Deep learning (DL) algorithms are a primary workhorse for extracting forensics information from available data. We recently used such algorithms successfully for monitoring and improving data quality (DQ) in the Brooks-Iyengar fusion algorithms [10]. DL includes tasks like data integration, data cleaning (error detection and repair, and data curation), entity resolution and schema matching. Researchers in data curation have successfully shown deep learning techniques to be efficient when tested on state-of- the-art performance in data quality metrics.
In recent years attackers have increasingly adopted deep learning to develop new sophisticated DL-based security attacks or to evade DL-based defense systems [5]. Adversarial attacks [11] are deliberately designed to exploit such vulnerabilities, causing machine learning models to make a mistake. Deepfakes are media that take a person in an existing image or video and replace them with someone else's using artificial neural networks. Deepfakes disrupt crucial digital evidence at military operational decision-making systems [3, 4]. The goal of this project is to use Deep Learning technology to develop smart forensic detection techniques to defend against Deepfakes based on evidence. We plan to achieve that goal through building a framework and a proof-of-concept implementation for identification and recording of deepfake forensic algorithms vulnerabilities, including issues arising from the use of generative adversarial networks (GAN).
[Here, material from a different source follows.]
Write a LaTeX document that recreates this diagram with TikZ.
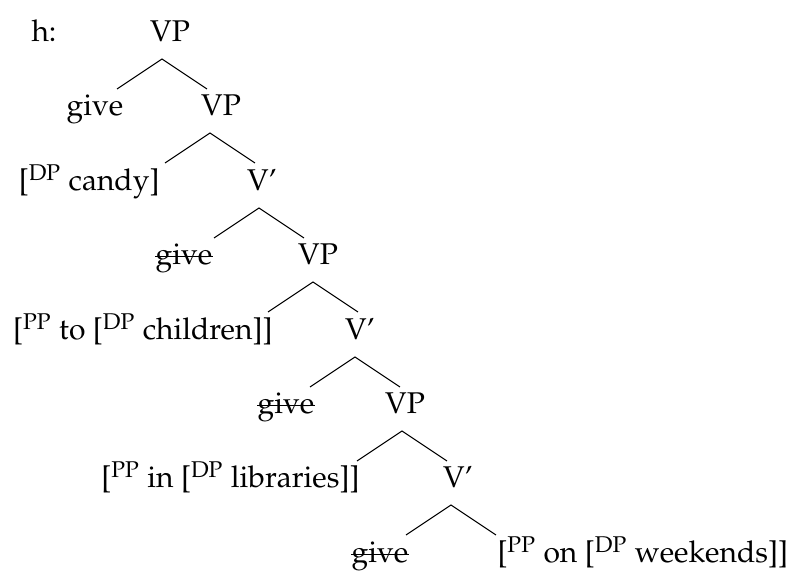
\documentclass[tikz,border=0pt]{standalone}
\usepackage[T1]{fontenc}
\usepackage{mathpazo}
\begin{document}
\begin{tikzpicture}[x=0.5pt, y=-0.5pt, line width=0.5pt,
  lbl/.style={inner sep=0pt, anchor=base, font=\fontsize{15}{18}\selectfont}]
\useasboundingbox (0,0) rectangle (800,582);
% labels, row by row
\node[lbl] (h) at (44,42) {h:};
\node[lbl] (vp0) at (170,42) {VP};
\node[lbl] (give0) at (95,116) {give};
\node[lbl] (vp1) at (221,116) {VP};
\node[lbl, anchor=base east] (candy) at (160,191) {[\textsuperscript{DP} candy]};
\node[lbl] (vbar1) at (262,191) {V'};
\node[lbl] (give1) at (184,265) {give};
\node[lbl] (vp2) at (318,265) {VP};
\node[lbl, anchor=base east] (children) at (273,340) {[\textsuperscript{PP} to [\textsuperscript{DP} children]]};
\node[lbl] (vbar2) at (360,340) {V'};
\node[lbl] (give2) at (286,414) {give};
\node[lbl] (vp3) at (405,414) {VP};
\node[lbl, anchor=base east] (libraries) at (360,488) {[\textsuperscript{PP} in [\textsuperscript{DP} libraries]]};
\node[lbl] (vbar3) at (458,488) {V'};
\node[lbl] (give3) at (380,563) {give};
\node[lbl, anchor=base west] (weekends) at (497,563) {[\textsuperscript{PP} on [\textsuperscript{DP} weekends]]};
% strike-through on the copies
\foreach \g in {give1, give2, give3}
  \draw ([yshift=4.1pt]\g.base west) -- ([yshift=4.1pt]\g.base east);
% branches
\foreach \x/\y [count=\i] in {162/59, 210/133, 259/208, 313/282, 355/357, 402/431, 451/505}
  {\coordinate (top\i) at (\x,\y);
   \draw (top\i) ++(-45,30) coordinate (l\i) -- (top\i) -- ++(45,30) coordinate (r\i);}
\end{tikzpicture}
\end{document}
This proposed project will achieve three complementary objectives (a) explore how ML [12] is being utilized for deepfakes, including simulation of audio and face swap (b) develop a novel stochastic PDE-based framework to detect compromised audio and video (c) investigate fundamental capabilities, challenges, and limitations of ML in detecting deepfakes. We will take a first principles approach: instead of treating an ML algorithm as a black box and simply training it to obtain good performance, we will carefully examine representative ML- based algorithms, including their assumptions on the characteristics of the input data and the targeted problems they intend to address. The diversity and complexity of cybersecurity related forensic problems in military operational decision-making systems is depicted in Figure.
The proposed research contribution is divided into 4 phases.
In addition to a wide range of civilian applications, the problems under consideration also have significant applications in military decision-making and cyber security systems. AI applied to perception tasks such as imagery analysis can extract useful information from raw data and equip leaders with increased situational awareness. This is the main motivation of the proposed research. In order to ensure that DoD AI systems are safe, secure, and robust, our proposed research will focus on lowering the risk of failure for existing and future DoD AI systems in the context of (a) development of SNN systems that consider uncertainties in the training procedure and produce random outputs, (b) implementations and evaluation of the developed SNN focusing on scalability to adopt the advantage of stochastic computing and, (c) design of an ensemble method for video anomaly detection.
Ultimately, this project will yield an ML-based framework for the detection of Deepfake datasets. The framework will be validated using published datasets and a real-world testbed. We also expect to gain insights into strategies for defending against other modes of Deepfakes. We will establish a GitHub page for our project, making all algorithms, code and manuscripts available online.